We hiked up to the truck, and right there on the dirt road was a big, fresh wolf track.

In April 2011 Congress passed a rider in the budget bill removing gray wolves from Endangered Species Act protection in Idaho and Montana, reinstating hunts and stipulating that the action would "not be subject to judicial review."

In the 38 years the ESA has been in effect, and with approximately 1,990 plant and animal species under its protection, wolves are the first to be removed by Congressional action—which sets a precedent for other endangered animals in areas where logging, mining, and drilling industries with big lobbies and deep pockets set up shop. The only state left out of the rider: Wyoming, because it never had an approved wolf plan to begin with.

I flew back in mid-July, a week after Secretary of the Interior Ken Salazar had meet with Wyoming governor Matt Mead in Cheyenne, the state capital. The pressure was on to amend their plan so that wolves could be delisted there as well. Idaho and Montana were announcing quotas and rules for their state wolf hunts, and Wyoming wanted to do the same. The meeting yielded a few changes to the Wyoming plan including more wolf protection outside the parks and a small "flex zone" the animals could move through in the winter. But almost 85 percent of the state would be a kill zone in which wolves would face near-certain death. They could be shot from small aircraft, trucks, and snowmobiles; hunted with trained dogs; caught in snares, then tortured, maimed, or beaten. No oversight. No legal recourse. The USFWS has tentatively agreed to the plan, which is open to the public review until January 13 (Regulations.gov ); pending legislative changes in Wyoming, the proposal will likely be finalized early next year.

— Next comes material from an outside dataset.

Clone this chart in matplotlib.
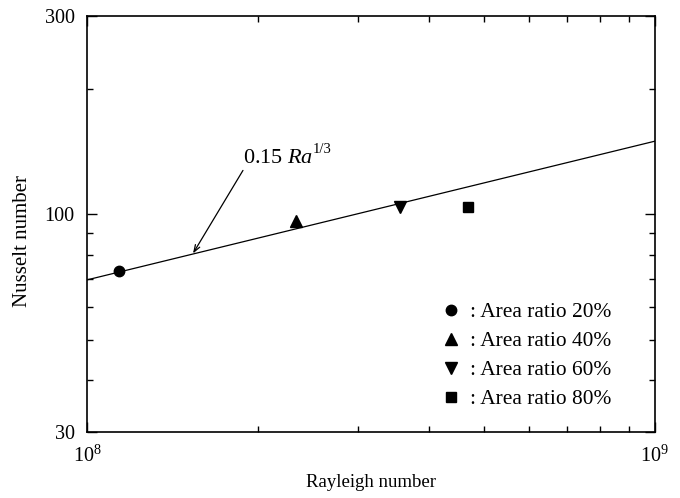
import numpy as np
import matplotlib
matplotlib.use("Agg")
import matplotlib.pyplot as plt
from matplotlib.ticker import LogLocator, NullFormatter, FixedLocator, FixedFormatter

plt.rcParams['font.family'] = ['Liberation Serif', 'DejaVu Serif']
plt.rcParams['mathtext.fontset'] = 'custom'
plt.rcParams['mathtext.rm'] = 'Liberation Serif'
plt.rcParams['mathtext.it'] = 'Liberation Serif:italic'

# measured points
ra_pts = [1.14e8, 2.33e8, 3.56e8, 4.69e8]
nu_pts = [73.3, 96.2, 104.0, 104.0]
markers = ['o', '^', 'v', 's']
msizes = [7.5, 8.5, 8.5, 6.5]
labels = [': Area ratio 20%', ': Area ratio 40%', ': Area ratio 60%', ': Area ratio 80%']

# correlation line
ra_line = np.array([1e8, 1e9])
nu_line = 0.15 * ra_line ** (1 / 3)

fig = plt.figure(figsize=(6.8, 4.98), dpi=100)
ax = fig.add_axes([0.128, 0.1325, 0.835, 0.8355])

ax.plot(ra_line, nu_line, color='black', lw=0.9)
for x, y, m, s, lab in zip(ra_pts, nu_pts, markers, msizes, labels):
    ax.plot(x, y, marker=m, color='black', ls='none', ms=s, label=lab)

ax.set_xscale('log')
ax.set_yscale('log')
ax.set_xlim(1e8, 1e9)
ax.set_ylim(30, 300)

ax.yaxis.set_major_locator(FixedLocator([30, 100, 300]))
ax.yaxis.set_major_formatter(FixedFormatter(['30', '100', '300']))
ax.yaxis.set_minor_locator(FixedLocator([40, 50, 60, 70, 80, 90, 200]))
ax.yaxis.set_minor_formatter(NullFormatter())
ax.xaxis.set_minor_locator(LogLocator(base=10, subs=np.arange(2, 10)))
ax.xaxis.set_minor_formatter(NullFormatter())
ax.set_xticks([1e8, 1e9])
ax.set_xticklabels([r'$\mathregular{10^8}$', r'$\mathregular{10^9}$'])

ax.tick_params(which='both', direction='in', top=True, right=True, labelsize=14.5, width=1)
ax.tick_params(which='major', length=7)
ax.tick_params(axis='y', which='major', pad=9)
ax.tick_params(axis='x', which='major', pad=10)
ax.tick_params(which='minor', length=4)
for s in ax.spines.values():
    s.set_linewidth(1.2)

ax.set_xlabel('Rayleigh number', fontsize=13.5, labelpad=5)
ax.set_ylabel('Nusselt number', fontsize=15)
ax.yaxis.set_label_coords(-0.097, 0.459)

# annotation
txt = ax.text(1.882e8, 132.6, r'$\mathregular{0.15\ }Ra$', fontsize=16, ha='left', va='baseline')
ax.annotate('1/3', xy=(1.0, 0.65), xycoords=txt, fontsize=10.5, ha='left', va='bottom')
ax.annotate('', xy=(1.537e8, 80.6), xytext=(1.882e8, 127.6),
            arrowprops=dict(arrowstyle='->,head_length=0.5,head_width=0.18', color='black',
                            lw=0.9, shrinkA=0, shrinkB=0))

ax.legend(loc='lower right', frameon=False, fontsize=15.4, handletextpad=0.3,
          labelspacing=0.42, borderaxespad=0, borderpad=0, handlelength=1.2,
          bbox_to_anchor=(0.924, 0.055))

fig.savefig('out.png', dpi=100)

Three weeks later I went with friends on a horseback ride through the Buffalo Valley. As we rounded the bend where I had first spotted the Buffalo pack through a scope, I saw a black flash in the distance.

Moments later a small female wolf dashed between two large willow brushes, then paused to stare at us. She was so close I could see the radio collar around her neck and a streak of white on her cheek. I looked into her yellow eyes, and she looked back at me. Her eyes, which expressed curiosity and defiance, were the only thing that made her look different from any big, black dog you might find at a city shelter. Those eyes wanted nothing from me. I could barely breathe. The horses got skittish.

It felt as if wolves had come for me again, but not as they had five years earlier, to play in the moonlight under the window of a rented condo. This time she was alone, standing sentinel. When she trotted off, I could see the muscles rippling under her black fur. "What a wild gift," I thought. And what a shame to squander.